Modeling is the same in some regards. Through the way I hold my body I am able to communicate a vision. It is then up to others to interpret it or capture it as they like, but I do my part in describing something. The difference is that in this case the model’s body becomes the medium and he or she are a flesh and blood sculpture of their own vision (in case they decide on the pose). I enjoy this part of the job, which is otherwise physically demanding.

I’m all out of things to say tonight and so I’d like to end the post here.

 

Lastly, I’m happy to announce that I will be giving an interview about my art to The Objective Standard magazine. My deep thanks to Craig Biddle.

 

Wishing you a happy, productive week, and a fun holiday season,

 

Ifat

 

 

Short paintings and thoughts (weekly #23)
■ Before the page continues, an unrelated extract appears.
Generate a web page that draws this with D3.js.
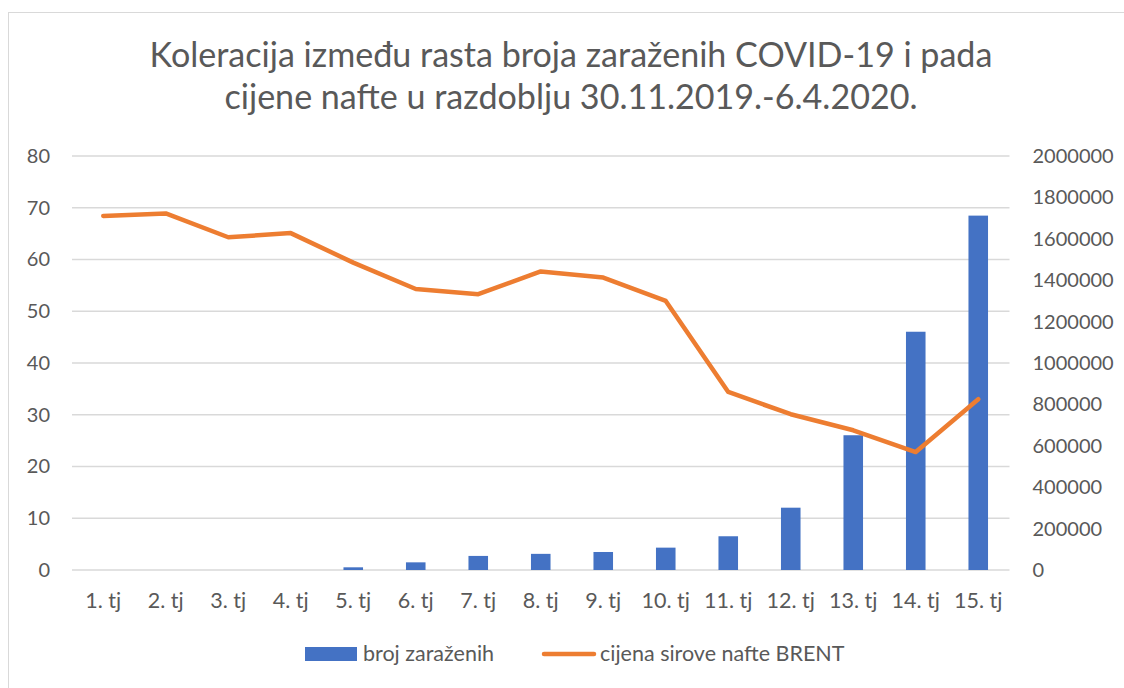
<!DOCTYPE html>
<html>
<head>
<meta charset="utf-8">
<script src="https://cdn.jsdelivr.net/npm/d3@7"></script>
<style>
  html, body { margin: 0; padding: 0; background: #fff; }
  svg { display: block; }
  text { font-family: Lato, "Open Sans", sans-serif; fill: #595959; }
</style>
</head>
<body>
<svg id="chart" width="1124" height="688"></svg>
<script>
// ---- data ----
const categories = ["1. tj","2. tj","3. tj","4. tj","5. tj","6. tj","7. tj","8. tj","9. tj","10. tj","11. tj","12. tj","13. tj","14. tj","15. tj"];
const cases = [0, 0, 0, 0, 13000, 37000, 68000, 78000, 87000, 108000, 163000, 301000, 651000, 1151000, 1712000];
const oilPrice = [68.4, 68.9, 64.3, 65.1, 59.4, 54.3, 53.3, 57.7, 56.5, 52.0, 34.4, 30.1, 27.0, 22.8, 33.0];
const leftTicks = [0, 10, 20, 30, 40, 50, 60, 70, 80];
const rightTicks = [0, 200000, 400000, 600000, 800000, 1000000, 1200000, 1400000, 1600000, 1800000, 2000000];
const titleLines = ["Koleracija između rasta broja zaraženih COVID-19 i pada", "cijene nafte u razdoblju 30.11.2019.-6.4.2020."];
const seriesNames = ["broj zaraženih", "cijena sirove nafte BRENT"];

const m = { left: 72, right: 1009.5, top: 156, bottom: 570 };
const svg = d3.select("#chart");

// chart area border
svg.append("rect").attr("x", 8.5).attr("y", 12.5).attr("width", 1130).attr("height", 700)
  .attr("fill", "#fff").attr("stroke", "#d9d9d9").attr("stroke-width", 1);

const x = d3.scaleBand().domain(categories).range([m.left, m.right]).paddingInner(0.687).paddingOuter(0.3435);
const xc = d3.scaleBand().domain(categories).range([m.left, m.right]);
const yL = d3.scaleLinear().domain([0, 80]).range([m.bottom, m.top]);
const yR = d3.scaleLinear().domain([0, 2000000]).range([m.bottom, m.top]);

// gridlines
svg.append("g").selectAll("line").data(leftTicks).join("line")
  .attr("x1", m.left).attr("x2", m.right)
  .attr("y1", d => yL(d)).attr("y2", d => yL(d))
  .attr("stroke", "#d9d9d9").attr("stroke-width", 1.3);

// left axis
const axL = d3.axisLeft(yL).tickValues(leftTicks).tickSize(0).tickPadding(22);
const gL = svg.append("g").attr("transform", `translate(${m.left},0)`).call(axL);
gL.select(".domain").remove();
gL.selectAll("text").attr("font-size", 20).attr("fill", "#595959").attr("font-family", "Lato");

// right axis
const axR = d3.axisRight(yR).tickValues(rightTicks).tickSize(0).tickPadding(23).tickFormat(d3.format("d"));
const gR = svg.append("g").attr("transform", `translate(${m.right},0)`).call(axR);
gR.select(".domain").remove();
gR.selectAll("text").attr("font-size", 20).attr("fill", "#595959").attr("font-family", "Lato");

// bottom axis
const axB = d3.axisBottom(xc).tickSize(0).tickPadding(23);
const gB = svg.append("g").attr("transform", `translate(0,${m.bottom})`).call(axB);
gB.select(".domain").remove();
gB.selectAll("text").attr("font-size", 21.5).attr("fill", "#595959").attr("font-family", "Lato");

// bars
svg.append("g").selectAll("rect").data(cases).join("rect")
  .attr("x", (d, i) => x(categories[i]))
  .attr("width", x.bandwidth())
  .attr("y", d => yR(d))
  .attr("height", d => m.bottom - yR(d))
  .attr("fill", "#4472c4");

// line
const line = d3.line().x((d, i) => xc(categories[i]) + xc.bandwidth() / 2).y(d => yL(d));
svg.append("path").datum(oilPrice).attr("d", line)
  .attr("fill", "none").attr("stroke", "#ed7d31").attr("stroke-width", 4.5)
  .attr("stroke-linejoin", "round").attr("stroke-linecap", "round");

// title
const title = svg.append("g");
const t1 = title.append("text").attr("x", 571).attr("y", 67).attr("text-anchor", "middle")
  .attr("font-size", 30).text(titleLines[0]);
const w1 = t1.node().getComputedTextLength();
const fs = 30 * 843 / w1;
t1.attr("font-size", fs);
title.append("text").attr("x", 571).attr("y", 109).attr("text-anchor", "middle")
  .attr("font-size", fs).text(titleLines[1]);

// legend
const lg = svg.append("g");
lg.append("rect").attr("x", 305).attr("y", 647).attr("width", 52).attr("height", 14).attr("fill", "#4472c4");
lg.append("text").attr("x", 363).attr("y", 661).attr("font-size", 21.5).text(seriesNames[0]);
lg.append("line").attr("x1", 544).attr("x2", 594).attr("y1", 654).attr("y2", 654)
  .attr("stroke", "#ed7d31").attr("stroke-width", 4.5).attr("stroke-linecap", "round");
lg.append("text").attr("x", 600).attr("y", 661).attr("font-size", 21.5).text(seriesNames[1]);
</script>
</body>
</html>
Here are the two studies I did this past week. The photos have some glare, but they will have to do for now.

   
Getting back into painting after several months of not painting proves to be challenging. A lot of times it feels like I am learning more about what NOT to do with oil paints rather than what TO do with them.

One important thing I must learn to do is to trust myself and move on once I painted an area. But I also realized that trusting myself must be earned – I cannot simply convince my subconscious to “trust”. If I am sufficiently thorough in my method of painting, trusting will happen, but if I’m not, I will not “trust”.

It is very easy, early in the morning, being tired, to be tempted to mix a paint that is “just close” and say to myself: “I will adjust it later”.
It takes a lot of discipline to slow down, consider the place of a particular area in the painting in relation to the global values and global color scheme.
It is much easier to try to mimic that particular color that you see in that particular instance and move on. But great paintings have that analysis completed before the painter starts painting. This way, every part makes sense as part of a whole color/value scheme and is not just copied.

I think a lot of modern works are more “copied” than arranged around a value/color scheme. They look more photographic, but less harmonic.

I’m afraid that if I will attempt that level of discipline I will go mad, maybe even not be able to retain the complexity, yet I think this is what I need to attempt to do. I know that over time, something that at first appears difficult becomes automatized. It’s just a matter of pushing yourself through the initial difficulty. The effort is worth it because it will make my paintings better in the long run.

During the first week of painting I felt unusual lack of control over the behavior of the paints.

It took me a week to realize that the problem was that I was using only one brush to paint and constantly cleaning it with mineral spirit, which made the paint very runny.
Oy! Everything I tried to apply would instantly get mixed with everything else and it was impossible to assert the power of a new brush stroke.
I was also reminded again how quickly a painting can fall apart when you use the existing paint on the canvas and move it around instead of adding new paint. Oy.
Then I also realized that with a palette that is too light, it is near impossible to distinguish the hues of dark colors. They all look the same – simply dark.
My thoughts dangle between “YES!! I got it! I can succeed!” to “I will never be good at painting. It’s not my thing!”.
My painting schizophrenia ends when I remind myself that I have the right motivation, that I love what I want to create, that I have already accomplished some good paintings and therefore, just to shut the hell up and keep practicing. It usually works after I use some harsh language. 🙂

Getting sleep also helps with mental stability and calmness and an overall positive approach.
On that note, I will do just that… go get some sleep.

Have a good week and glad to have you as a reader on my blog.